◆ **Problem to solve**
Select, from the data, each line where "document" occurs.

▼

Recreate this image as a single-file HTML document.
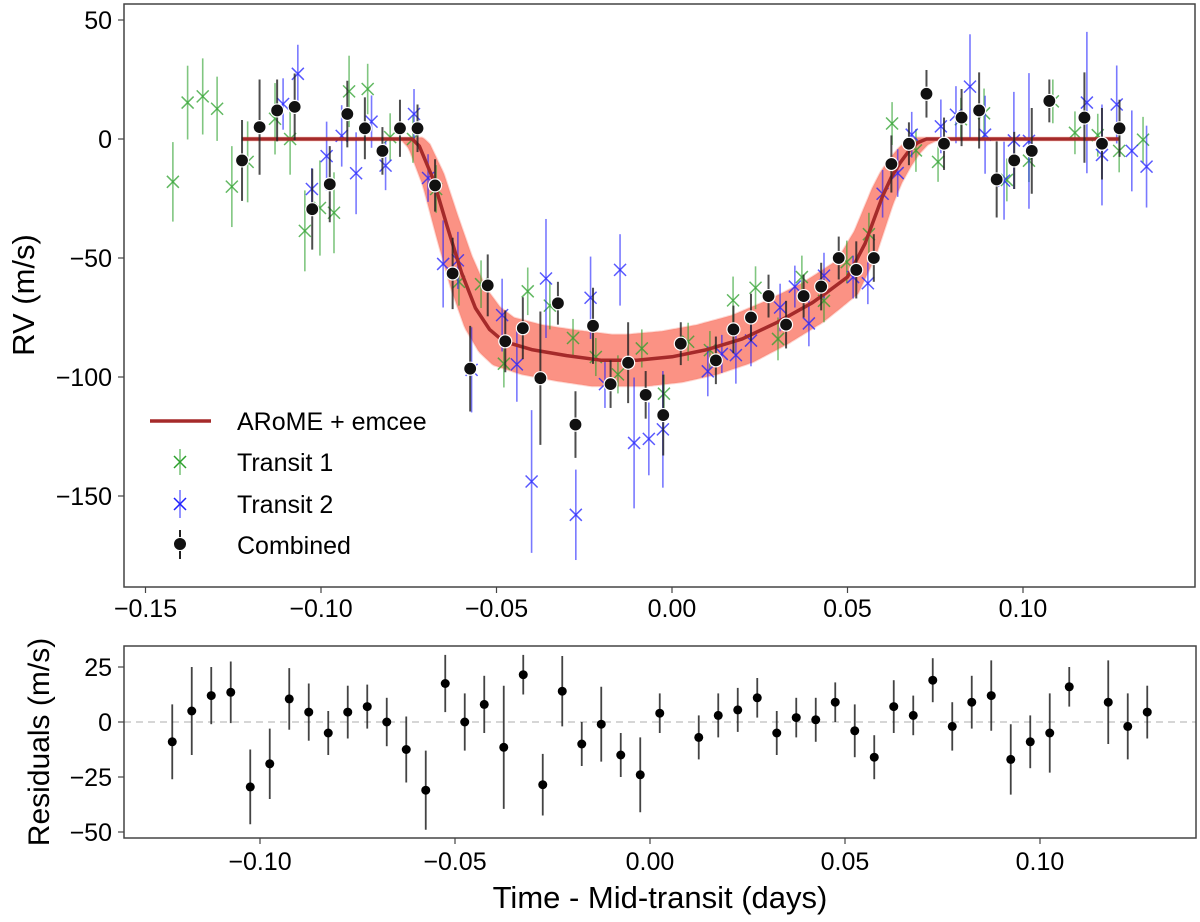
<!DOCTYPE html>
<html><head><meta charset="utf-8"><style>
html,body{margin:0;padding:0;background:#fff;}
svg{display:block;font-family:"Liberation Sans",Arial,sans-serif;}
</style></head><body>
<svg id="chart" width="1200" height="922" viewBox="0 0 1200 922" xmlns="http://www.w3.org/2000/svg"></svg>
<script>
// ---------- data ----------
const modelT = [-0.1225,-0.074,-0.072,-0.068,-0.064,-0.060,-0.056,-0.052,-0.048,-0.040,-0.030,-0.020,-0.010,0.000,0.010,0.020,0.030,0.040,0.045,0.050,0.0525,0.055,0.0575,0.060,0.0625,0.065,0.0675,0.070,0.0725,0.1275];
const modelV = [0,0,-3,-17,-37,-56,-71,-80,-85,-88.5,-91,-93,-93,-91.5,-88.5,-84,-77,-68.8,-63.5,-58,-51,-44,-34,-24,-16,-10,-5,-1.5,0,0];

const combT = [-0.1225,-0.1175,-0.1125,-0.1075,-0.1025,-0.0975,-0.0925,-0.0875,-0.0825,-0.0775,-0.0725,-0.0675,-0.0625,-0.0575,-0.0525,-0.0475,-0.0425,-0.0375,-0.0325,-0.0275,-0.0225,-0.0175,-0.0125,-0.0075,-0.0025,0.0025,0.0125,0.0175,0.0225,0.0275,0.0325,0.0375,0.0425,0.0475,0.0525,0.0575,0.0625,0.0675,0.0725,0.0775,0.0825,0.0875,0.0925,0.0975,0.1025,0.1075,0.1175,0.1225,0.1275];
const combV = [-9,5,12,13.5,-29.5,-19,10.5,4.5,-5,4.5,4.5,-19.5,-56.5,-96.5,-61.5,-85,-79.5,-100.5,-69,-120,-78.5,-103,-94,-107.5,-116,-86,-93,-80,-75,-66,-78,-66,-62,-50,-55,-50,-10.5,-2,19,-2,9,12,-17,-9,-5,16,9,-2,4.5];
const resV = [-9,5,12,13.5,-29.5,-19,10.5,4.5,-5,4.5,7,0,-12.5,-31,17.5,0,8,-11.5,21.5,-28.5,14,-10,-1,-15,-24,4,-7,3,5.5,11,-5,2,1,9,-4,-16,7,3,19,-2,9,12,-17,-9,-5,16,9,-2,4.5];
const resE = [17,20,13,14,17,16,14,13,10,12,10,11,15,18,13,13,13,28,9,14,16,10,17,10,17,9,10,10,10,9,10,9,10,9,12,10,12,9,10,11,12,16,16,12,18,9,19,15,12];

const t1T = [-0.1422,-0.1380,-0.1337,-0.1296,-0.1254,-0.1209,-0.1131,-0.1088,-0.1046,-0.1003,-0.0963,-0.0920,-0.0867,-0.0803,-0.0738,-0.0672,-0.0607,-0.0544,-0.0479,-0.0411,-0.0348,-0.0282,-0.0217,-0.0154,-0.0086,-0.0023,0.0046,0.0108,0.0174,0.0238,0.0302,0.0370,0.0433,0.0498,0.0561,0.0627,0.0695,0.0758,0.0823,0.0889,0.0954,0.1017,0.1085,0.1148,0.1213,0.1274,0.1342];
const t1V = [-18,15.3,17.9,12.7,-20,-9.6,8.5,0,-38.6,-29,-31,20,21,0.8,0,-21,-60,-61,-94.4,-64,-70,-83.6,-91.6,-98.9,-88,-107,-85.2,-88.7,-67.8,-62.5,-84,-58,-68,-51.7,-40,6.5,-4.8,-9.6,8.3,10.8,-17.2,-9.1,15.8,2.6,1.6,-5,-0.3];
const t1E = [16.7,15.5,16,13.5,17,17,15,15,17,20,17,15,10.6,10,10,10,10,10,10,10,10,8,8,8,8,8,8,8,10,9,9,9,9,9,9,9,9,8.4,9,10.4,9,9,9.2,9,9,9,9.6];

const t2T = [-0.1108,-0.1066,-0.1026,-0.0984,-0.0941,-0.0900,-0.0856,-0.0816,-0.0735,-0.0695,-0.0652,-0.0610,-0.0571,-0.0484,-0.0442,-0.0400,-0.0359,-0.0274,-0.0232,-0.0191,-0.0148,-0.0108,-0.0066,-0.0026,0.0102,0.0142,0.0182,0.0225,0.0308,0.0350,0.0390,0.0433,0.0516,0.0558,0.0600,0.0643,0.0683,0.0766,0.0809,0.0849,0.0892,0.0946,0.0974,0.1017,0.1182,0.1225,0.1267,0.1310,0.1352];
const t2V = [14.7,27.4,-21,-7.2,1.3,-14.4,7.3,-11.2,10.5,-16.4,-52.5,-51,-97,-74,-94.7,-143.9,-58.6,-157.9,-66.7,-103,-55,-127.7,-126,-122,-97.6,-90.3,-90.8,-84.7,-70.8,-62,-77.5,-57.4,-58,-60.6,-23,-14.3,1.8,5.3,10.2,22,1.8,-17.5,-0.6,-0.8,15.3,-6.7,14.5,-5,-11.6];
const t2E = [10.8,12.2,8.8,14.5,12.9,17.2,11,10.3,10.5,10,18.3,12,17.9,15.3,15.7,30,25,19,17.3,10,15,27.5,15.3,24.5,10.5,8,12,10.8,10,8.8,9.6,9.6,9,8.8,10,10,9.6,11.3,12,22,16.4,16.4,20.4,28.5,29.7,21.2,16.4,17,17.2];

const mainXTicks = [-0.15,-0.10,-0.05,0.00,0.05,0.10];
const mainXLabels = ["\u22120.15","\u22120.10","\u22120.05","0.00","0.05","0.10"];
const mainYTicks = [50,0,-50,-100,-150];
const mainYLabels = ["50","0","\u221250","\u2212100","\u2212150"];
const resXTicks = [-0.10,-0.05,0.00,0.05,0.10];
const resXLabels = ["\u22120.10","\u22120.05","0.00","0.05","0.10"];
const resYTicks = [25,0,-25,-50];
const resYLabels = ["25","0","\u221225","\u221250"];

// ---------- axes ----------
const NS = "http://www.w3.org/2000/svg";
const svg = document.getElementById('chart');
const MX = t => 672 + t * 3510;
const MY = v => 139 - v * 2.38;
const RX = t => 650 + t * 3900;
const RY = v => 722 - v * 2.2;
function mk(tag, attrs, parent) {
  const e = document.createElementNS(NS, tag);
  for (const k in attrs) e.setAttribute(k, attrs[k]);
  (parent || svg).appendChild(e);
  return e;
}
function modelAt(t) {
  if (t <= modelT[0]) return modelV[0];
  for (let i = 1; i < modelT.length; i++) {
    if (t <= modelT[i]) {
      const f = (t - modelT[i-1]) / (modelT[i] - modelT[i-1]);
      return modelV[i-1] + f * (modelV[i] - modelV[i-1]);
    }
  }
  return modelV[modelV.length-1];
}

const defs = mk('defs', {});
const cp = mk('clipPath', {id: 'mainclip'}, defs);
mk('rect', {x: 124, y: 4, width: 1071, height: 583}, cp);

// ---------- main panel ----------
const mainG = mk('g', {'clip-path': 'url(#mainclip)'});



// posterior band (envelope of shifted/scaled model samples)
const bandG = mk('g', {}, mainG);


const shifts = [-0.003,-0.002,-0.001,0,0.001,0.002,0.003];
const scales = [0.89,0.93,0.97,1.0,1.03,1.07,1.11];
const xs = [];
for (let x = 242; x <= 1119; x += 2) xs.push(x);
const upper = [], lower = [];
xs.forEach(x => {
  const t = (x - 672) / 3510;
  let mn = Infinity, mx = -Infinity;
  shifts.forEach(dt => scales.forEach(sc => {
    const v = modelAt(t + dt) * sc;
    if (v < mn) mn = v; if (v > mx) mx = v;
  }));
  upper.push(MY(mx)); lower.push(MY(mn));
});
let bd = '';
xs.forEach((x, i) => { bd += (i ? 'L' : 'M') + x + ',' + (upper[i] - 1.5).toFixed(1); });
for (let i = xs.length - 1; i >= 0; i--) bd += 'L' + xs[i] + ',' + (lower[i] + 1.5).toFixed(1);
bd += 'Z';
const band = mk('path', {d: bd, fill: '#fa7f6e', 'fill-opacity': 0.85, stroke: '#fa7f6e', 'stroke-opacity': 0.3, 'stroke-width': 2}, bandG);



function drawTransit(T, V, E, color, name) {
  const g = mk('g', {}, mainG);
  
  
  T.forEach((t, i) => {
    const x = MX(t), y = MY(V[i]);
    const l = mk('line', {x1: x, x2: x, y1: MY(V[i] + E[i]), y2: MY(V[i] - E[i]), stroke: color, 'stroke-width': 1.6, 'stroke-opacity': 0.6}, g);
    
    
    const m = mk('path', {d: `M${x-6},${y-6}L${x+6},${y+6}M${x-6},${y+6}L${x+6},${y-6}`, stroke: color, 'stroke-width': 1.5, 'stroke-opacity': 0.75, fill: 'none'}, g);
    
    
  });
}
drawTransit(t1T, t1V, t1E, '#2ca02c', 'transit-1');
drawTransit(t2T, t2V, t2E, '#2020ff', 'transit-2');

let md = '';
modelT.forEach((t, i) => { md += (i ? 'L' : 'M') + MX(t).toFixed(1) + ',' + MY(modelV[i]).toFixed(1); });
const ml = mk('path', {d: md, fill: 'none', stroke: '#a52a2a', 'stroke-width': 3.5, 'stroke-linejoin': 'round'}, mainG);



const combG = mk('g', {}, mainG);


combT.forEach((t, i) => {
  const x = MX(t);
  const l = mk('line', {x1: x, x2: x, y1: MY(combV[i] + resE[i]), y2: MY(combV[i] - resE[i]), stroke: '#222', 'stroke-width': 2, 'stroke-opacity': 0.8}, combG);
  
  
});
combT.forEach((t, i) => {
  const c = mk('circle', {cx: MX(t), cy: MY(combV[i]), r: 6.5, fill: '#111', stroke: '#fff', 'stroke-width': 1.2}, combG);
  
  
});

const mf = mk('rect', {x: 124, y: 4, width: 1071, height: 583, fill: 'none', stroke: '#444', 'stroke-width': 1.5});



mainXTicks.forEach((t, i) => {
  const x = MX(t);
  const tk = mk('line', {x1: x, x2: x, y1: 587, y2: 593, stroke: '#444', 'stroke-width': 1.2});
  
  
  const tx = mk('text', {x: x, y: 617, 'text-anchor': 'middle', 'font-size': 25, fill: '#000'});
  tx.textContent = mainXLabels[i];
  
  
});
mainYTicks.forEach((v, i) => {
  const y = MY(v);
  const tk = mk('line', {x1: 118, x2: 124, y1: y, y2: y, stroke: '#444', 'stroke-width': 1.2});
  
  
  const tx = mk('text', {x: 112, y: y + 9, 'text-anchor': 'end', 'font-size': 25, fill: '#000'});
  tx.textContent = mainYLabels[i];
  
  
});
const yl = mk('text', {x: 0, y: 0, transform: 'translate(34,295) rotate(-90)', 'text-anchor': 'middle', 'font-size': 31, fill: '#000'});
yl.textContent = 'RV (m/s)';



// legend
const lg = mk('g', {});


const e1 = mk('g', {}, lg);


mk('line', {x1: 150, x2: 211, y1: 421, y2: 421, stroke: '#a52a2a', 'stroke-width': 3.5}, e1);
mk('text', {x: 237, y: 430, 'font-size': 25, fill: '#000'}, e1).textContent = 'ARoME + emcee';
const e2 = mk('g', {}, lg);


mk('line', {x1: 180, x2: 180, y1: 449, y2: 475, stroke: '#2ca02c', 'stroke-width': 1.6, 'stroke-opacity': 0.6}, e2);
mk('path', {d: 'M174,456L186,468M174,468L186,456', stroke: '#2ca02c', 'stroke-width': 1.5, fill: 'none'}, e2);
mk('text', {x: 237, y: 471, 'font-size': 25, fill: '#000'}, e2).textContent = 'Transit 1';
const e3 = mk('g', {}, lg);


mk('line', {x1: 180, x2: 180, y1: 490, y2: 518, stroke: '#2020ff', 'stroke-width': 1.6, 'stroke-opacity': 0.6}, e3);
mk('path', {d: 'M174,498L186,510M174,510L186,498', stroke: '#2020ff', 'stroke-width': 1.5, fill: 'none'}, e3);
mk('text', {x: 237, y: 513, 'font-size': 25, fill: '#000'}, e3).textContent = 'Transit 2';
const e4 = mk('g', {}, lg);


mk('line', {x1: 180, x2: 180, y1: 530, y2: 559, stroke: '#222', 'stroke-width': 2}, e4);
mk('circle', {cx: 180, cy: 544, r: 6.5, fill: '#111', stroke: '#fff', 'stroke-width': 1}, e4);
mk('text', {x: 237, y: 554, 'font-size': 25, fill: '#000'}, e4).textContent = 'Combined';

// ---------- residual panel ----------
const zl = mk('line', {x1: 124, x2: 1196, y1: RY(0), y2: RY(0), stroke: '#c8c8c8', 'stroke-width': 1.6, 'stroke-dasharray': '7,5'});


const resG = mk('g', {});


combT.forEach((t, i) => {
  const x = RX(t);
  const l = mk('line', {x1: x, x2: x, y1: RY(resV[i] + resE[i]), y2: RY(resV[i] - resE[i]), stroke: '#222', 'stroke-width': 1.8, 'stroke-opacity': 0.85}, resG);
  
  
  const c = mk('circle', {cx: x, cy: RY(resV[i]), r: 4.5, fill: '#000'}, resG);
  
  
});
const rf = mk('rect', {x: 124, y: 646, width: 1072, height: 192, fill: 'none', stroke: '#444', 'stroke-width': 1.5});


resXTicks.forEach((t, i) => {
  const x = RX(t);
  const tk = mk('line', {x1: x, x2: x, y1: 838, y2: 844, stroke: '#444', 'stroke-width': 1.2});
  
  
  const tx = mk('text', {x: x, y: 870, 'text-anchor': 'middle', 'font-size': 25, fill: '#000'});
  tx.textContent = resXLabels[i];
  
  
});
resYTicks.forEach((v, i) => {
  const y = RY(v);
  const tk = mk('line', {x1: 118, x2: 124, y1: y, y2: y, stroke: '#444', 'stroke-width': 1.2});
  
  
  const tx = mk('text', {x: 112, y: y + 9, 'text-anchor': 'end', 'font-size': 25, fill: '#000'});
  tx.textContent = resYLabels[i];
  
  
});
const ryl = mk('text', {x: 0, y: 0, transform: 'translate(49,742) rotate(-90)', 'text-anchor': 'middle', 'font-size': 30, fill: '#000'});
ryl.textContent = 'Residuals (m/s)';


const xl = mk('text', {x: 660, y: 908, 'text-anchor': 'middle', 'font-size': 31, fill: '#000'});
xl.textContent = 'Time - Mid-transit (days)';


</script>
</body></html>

▲

◆ **Written solution**
Recreate this image as a single-file HTML document.
const svg = document.getElementById('chart');
  const e = document.createElementNS(NS, tag);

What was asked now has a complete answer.